La production de fer de l’IOC, déjà en baisse depuis 1959, n’est plus concurrentielle sur le plan mondial ― même en l’IOC elle-même, qui détient des parts dans des mines brésiliennes, notamment. Les procédés de bouletage et de concentration de l’usine de Sept-Îles ne répondent plus aux normes internationales et nécessitent d’importants investissements. Ces installations seront fermées en 1980. L’augmentation des tarifs d’électricité, tant au Québec et au Labrador, a, de toute façon, rendu plus chère la transformation du minerai. Le fer nord-côtier est désavantagé à cause de l’augmentation des coûts de production de la dernière décennie. L’augmentation des coûts du mazout a rendu moins avantageux le transport ferroviaire et l’accélération de l’augmentation des tarifs de la voie maritime du Saint-Laurent à partir de 1977 ont accru les coûts de transport. La double taxation Québec-Labrador ― la mine est située de part et d’autre de la frontière ―, la cotisation à la Commission de Santé et Sécurité au Travail jugée trop élevée, les salaires élevés et bénéfices marginaux nombreux et les exigences environnementales du gouvernement du Québec auront raison de l’exploitation ferrifère à Schefferville.
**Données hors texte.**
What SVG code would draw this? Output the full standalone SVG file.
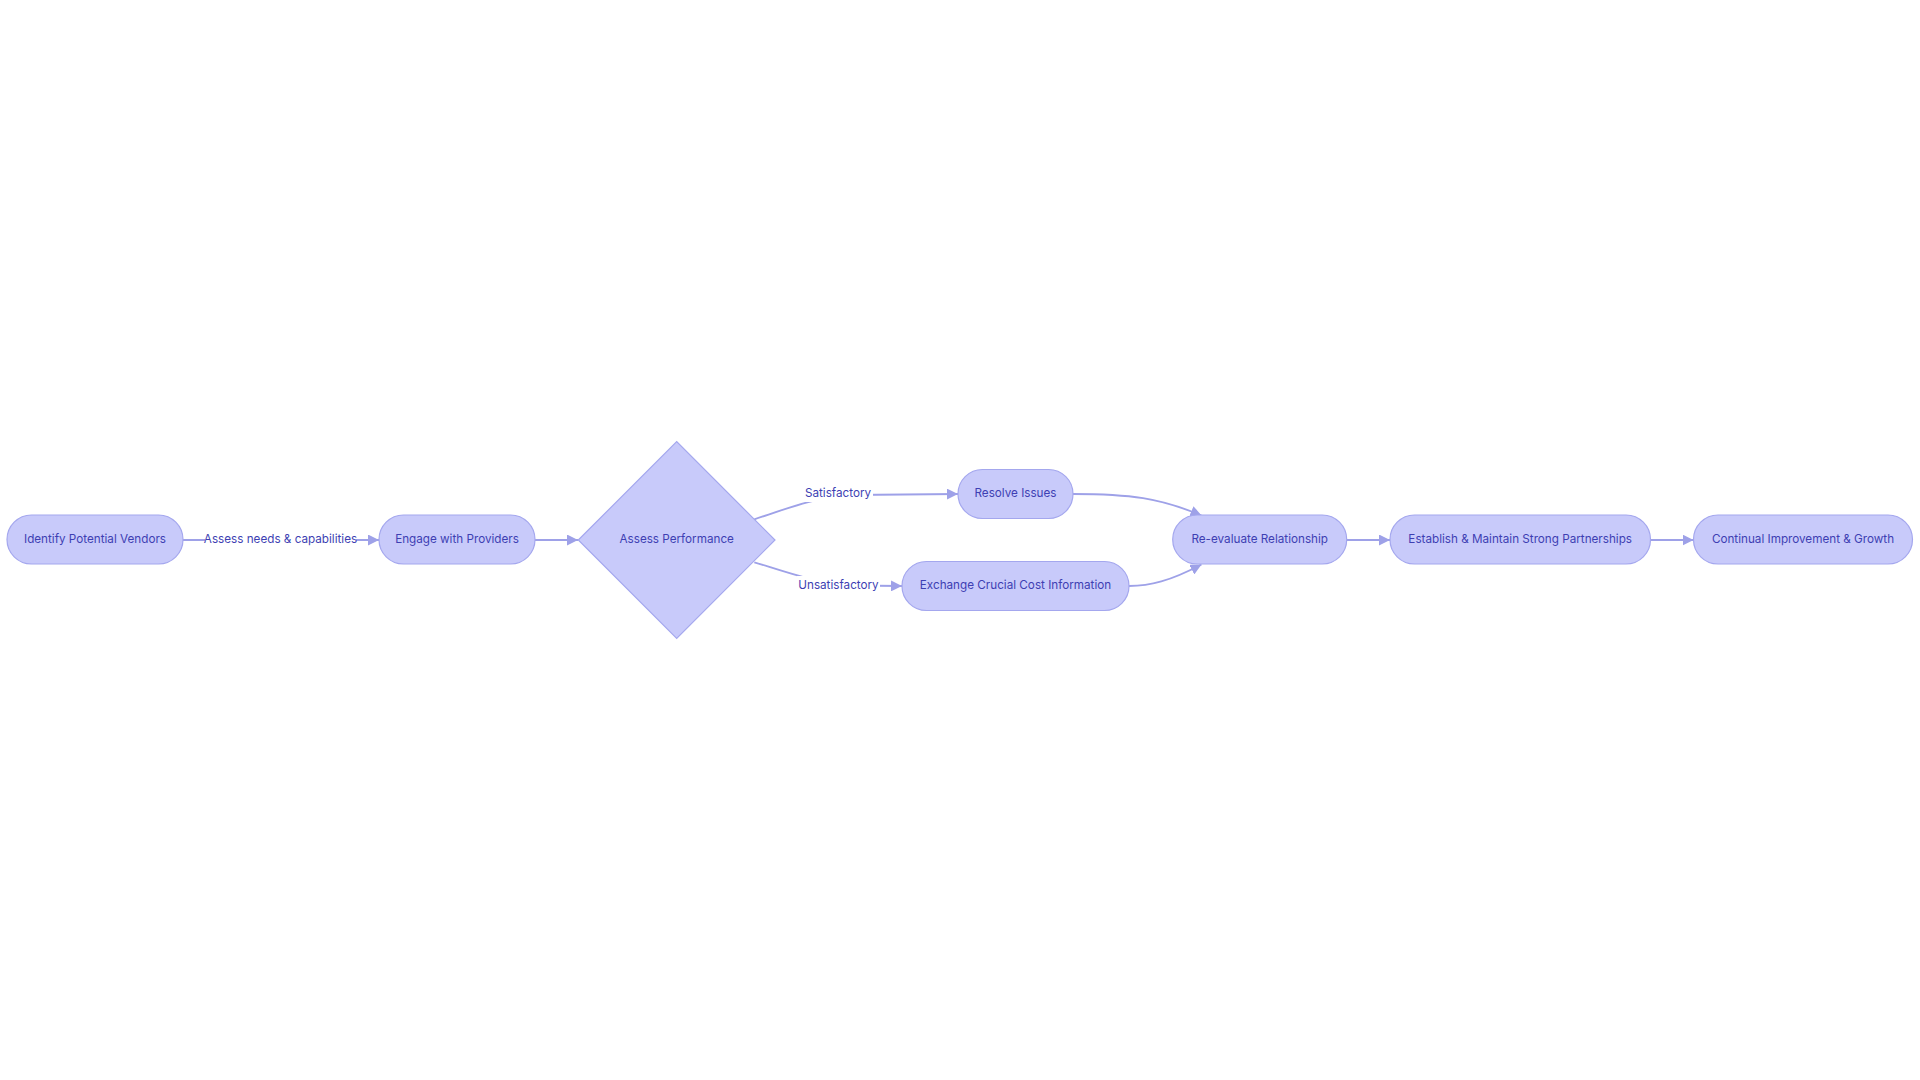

Le 2 novembre 1982, Brian Mulroney, alors président de l’IOC, annonce la fermeture définitive de la mine.

Fermeture de la mine

Source : CHASS, 2013

L’année avant la fermeture de la mine, l’agglomération de Schefferville compte 2754 habitants, incluant les 757 habitants des communautés de Matimekosh et Lac-John. En 1976, année où la mine était encore en pleine activité, l’agglomération de Schefferville comptait 4232 habitants. La croissance avait donc déjà commencé lors de la fermeture; 35 % de la population avait déjà quitté la ville dans les 5 années précédentes. Les Scheffervillois était assez peu mobiles pour une ville mono-industrielle : 16,5% de la population était installée à demeure depuis moins de 5 ans. La ville ayant un solde migratoire négatif, le déclin de la population se poursuivra jusqu’en 1990, alors que le gouvernement annule la fermeture de la ville qu’il avait annoncée quelques mois auparavant.

La structure de la population par âge révèle une concentration de la population âgée 30 et 50 ans. À la vieille de la fermeture, le ratio hommes-femmes est plus équilibré qu’aux débuts de la ville. On note cependant une surreprésentation masculine pour la tranche d’âge de 30 à 40.

Les différences entre les conditions de logement de la population des réserves la population municipale sont énormes. Les données nombre de personnes par ménage en 1981 montrent de grands écarts. Un ménage scheffervillois compte en moyenne 2,89 personnes, tandis qu’un ménage de Matimekosh compte en moyenne 6,77 personnes. 25 ménages de cette communauté comptent 10 personnes et plus, alors que dans la partie allochtone de Schefferville, aucun ménage ne compte autant de personnes. Les ménages du territoire innu-naskapi ne comptant qu’une personne sont au nombre de 5, alors qu’en territoire allochtone, on compte 170 ménages.

Le revenu est un autre indicateur des grandes disparités entre les résidents des secteurs municipalisé et réservé. Ainsi, lorsque l’on franchit les limites des communautés autochtones, le revenu médian passe presque du simple au triple à la faveur des allochtones, laissant supposer que la richesse créée par l’exploitation minière n’est pas répartie équitablement en fonction de l’appartenance ethnique.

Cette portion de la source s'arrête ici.